**INSTRUCTION**:
Transcribe every line from the top down to the line with "gridY.push(1000);", both ends included, but not the pictures.

____________

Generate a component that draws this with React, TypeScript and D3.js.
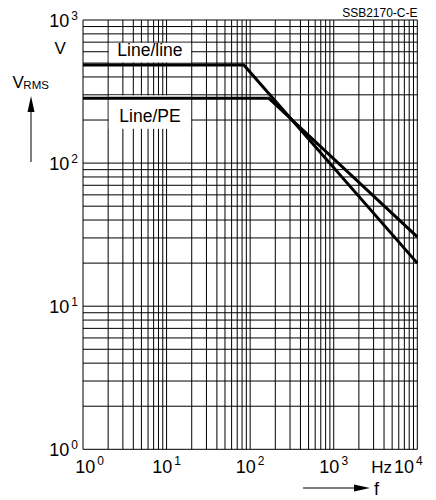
import React from "react";
import * as d3 from "d3";

// Data
const lineLineFreq = [1, 84, 10000];
const lineLineVolt = [485, 485, 20];
const linePEFreq = [1, 167, 10000];
const linePEVolt = [284, 284, 30.5];

const xTickExp = [0, 1, 2, 3, 4];
const yTickExp = [0, 1, 2, 3];

// label boxes (data coordinates)
const boxLabels = ["Line/line", "Line/PE"];
const boxFreq = [[2, 20], [2, 20]];
const boxVolt = [[700, 500], [300, 172]];

const W = 436;
const H = 500;
const FONT = "'Liberation Sans', Arial, Helvetica, sans-serif";

export default function App() {
  const x = d3.scaleLog().domain([1, 1e4]).range([83, 417.3]);
  const y = d3.scaleLog().domain([1, 1000]).range([449.3, 20]);

  const gridX: number[] = [];
  for (let d = 0; d < 4; d++) for (let m = 1; m <= 9; m++) gridX.push(m * Math.pow(10, d));
  gridX.push(1e4);
  const gridY: number[] = [];
  for (let d = 0; d < 3; d++) for (let m = 1; m <= 9; m++) gridY.push(m * Math.pow(10, d));
  gridY.push(1000);

  const line = d3
    .line<[number, number]>()
    .x((d) => x(d[0]))
    .y((d) => y(d[1]));

  const ll: [number, number][] = lineLineFreq.map((f, i) => [f, lineLineVolt[i]]);
  const pe: [number, number][] = linePEFreq.map((f, i) => [f, linePEVolt[i]]);

  const [x0, x1] = x.range();
  const [y0, y1] = y.range();

  const xLabelShift = (e: number) => (e === 0 ? 6.5 : 0);

  return (
    <svg
      width={W}
      height={H}
      style={{ position: "absolute", left: 0, top: 0, background: "#fff" }}
      fontFamily={FONT}
    >
      <rect x={0} y={0} width={W} height={H} fill="#fff" />
      {/* grid */}
      <g stroke="#000" strokeWidth={1}>
        {gridX.map((v, i) => (
          <line key={"gx" + i} x1={x(v)} x2={x(v)} y1={y1} y2={y0} />
        ))}
        {gridY.map((v, i) => (
          <line key={"gy" + i} x1={x0} x2={x1} y1={y(v)} y2={y(v)} />
        ))}
      </g>
      {/* label boxes */}
      {boxLabels.map((lab, i) => {
        const bx0 = x(boxFreq[i][0]);
        const bx1 = x(boxFreq[i][1]);
        const by0 = y(boxVolt[i][0]);
        const by1 = y(boxVolt[i][1]);
        return (
          <g key={"box" + i}>
            <rect
              x={bx0 + 0.6}
              y={by0 + 0.6}
              width={bx1 - bx0 - 1.2}
              height={by1 - by0 - 1.2}
              fill="#fff"
            />
            <text
              x={(bx0 + bx1) / 2}
              y={i === 0 ? by1 - 6.7 : by0 + 26.8}
              textAnchor="middle"
              fontSize={17.5}
              fill="#000"
            >
              {lab}
            </text>
          </g>
        );
      })}
      {/* curves */}
      <path d={line(ll) || ""} fill="none" stroke="#000" strokeWidth={3} />
      <path d={line(pe) || ""} fill="none" stroke="#000" strokeWidth={3} />

      {/* y tick labels */}
      {yTickExp.map((e) => (
        <text key={"yl" + e} x={78} y={y(Math.pow(10, e)) + 7} textAnchor="end" fontSize={18} fill="#000">
          10
          <tspan dx={2} dy={-7.5} fontSize={12}>
            {e}
          </tspan>
        </text>
      ))}
      {/* x tick labels */}
      {xTickExp.map((e) =>
        e < 4 ? (
          <text
            key={"xl" + e}
            x={x(Math.pow(10, e)) + xLabelShift(e)}
            y={y0 + 23.7}
            textAnchor="middle"
            fontSize={18}
            fill="#000"
          >
            10
            <tspan dx={2} dy={-8} fontSize={12}>
              {e}
            </tspan>
          </text>
        ) : (
          <text key={"xl" + e} x={x(Math.pow(10, e)) + 5.5} y={y0 + 23.7} textAnchor="end" fontSize={18} fill="#000">
            10
            <tspan dx={2} dy={-8} fontSize={12}>
              {e}
            </tspan>
          </text>
        )
      )}
      <text x={392} y={y0 + 23.7} textAnchor="end" fontSize={17} fill="#000">
        Hz
      </text>

      {/* y unit + title */}
      <text x={54.5} y={54} fontSize={17} fill="#000">
        V
      </text>
      <text x={12.5} y={88.3} fontSize={17} fill="#000">
        V
        <tspan dx={-0.5} dy={1} fontSize={11.5}>
          RMS
        </tspan>
      </text>
      {/* up arrow */}
      <line x1={31} x2={31} y1={162} y2={108} stroke="#000" strokeWidth={1} />
      <path d="M31,96 L27.5,112 L34.5,112 Z" fill="#000" />

      {/* right arrow + f */}
      <line x1={303} x2={358} y1={488} y2={488} stroke="#000" strokeWidth={1} />
      <path d="M370,488 L354,484.5 L354,491.5 Z" fill="#000" />
      <text x={374} y={495} fontSize={18} fill="#000">
        f
      </text>

      {/* code */}
      <text x={417.5} y={16.5} textAnchor="end" fontSize={12} fill="#000">
        SSB2170-C-E
      </text>
    </svg>
  );
}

____________

**RESULT**:
Generate a component that draws this with React, TypeScript and D3.js.
import React from "react";
import * as d3 from "d3";

// Data
const lineLineFreq = [1, 84, 10000];
const lineLineVolt = [485, 485, 20];
const linePEFreq = [1, 167, 10000];
const linePEVolt = [284, 284, 30.5];

const xTickExp = [0, 1, 2, 3, 4];
const yTickExp = [0, 1, 2, 3];

// label boxes (data coordinates)
const boxLabels = ["Line/line", "Line/PE"];
const boxFreq = [[2, 20], [2, 20]];
const boxVolt = [[700, 500], [300, 172]];

const W = 436;
const H = 500;
const FONT = "'Liberation Sans', Arial, Helvetica, sans-serif";

export default function App() {
  const x = d3.scaleLog().domain([1, 1e4]).range([83, 417.3]);
  const y = d3.scaleLog().domain([1, 1000]).range([449.3, 20]);

  const gridX: number[] = [];
  for (let d = 0; d < 4; d++) for (let m = 1; m <= 9; m++) gridX.push(m * Math.pow(10, d));
  gridX.push(1e4);
  const gridY: number[] = [];
  for (let d = 0; d < 3; d++) for (let m = 1; m <= 9; m++) gridY.push(m * Math.pow(10, d));
  gridY.push(1000);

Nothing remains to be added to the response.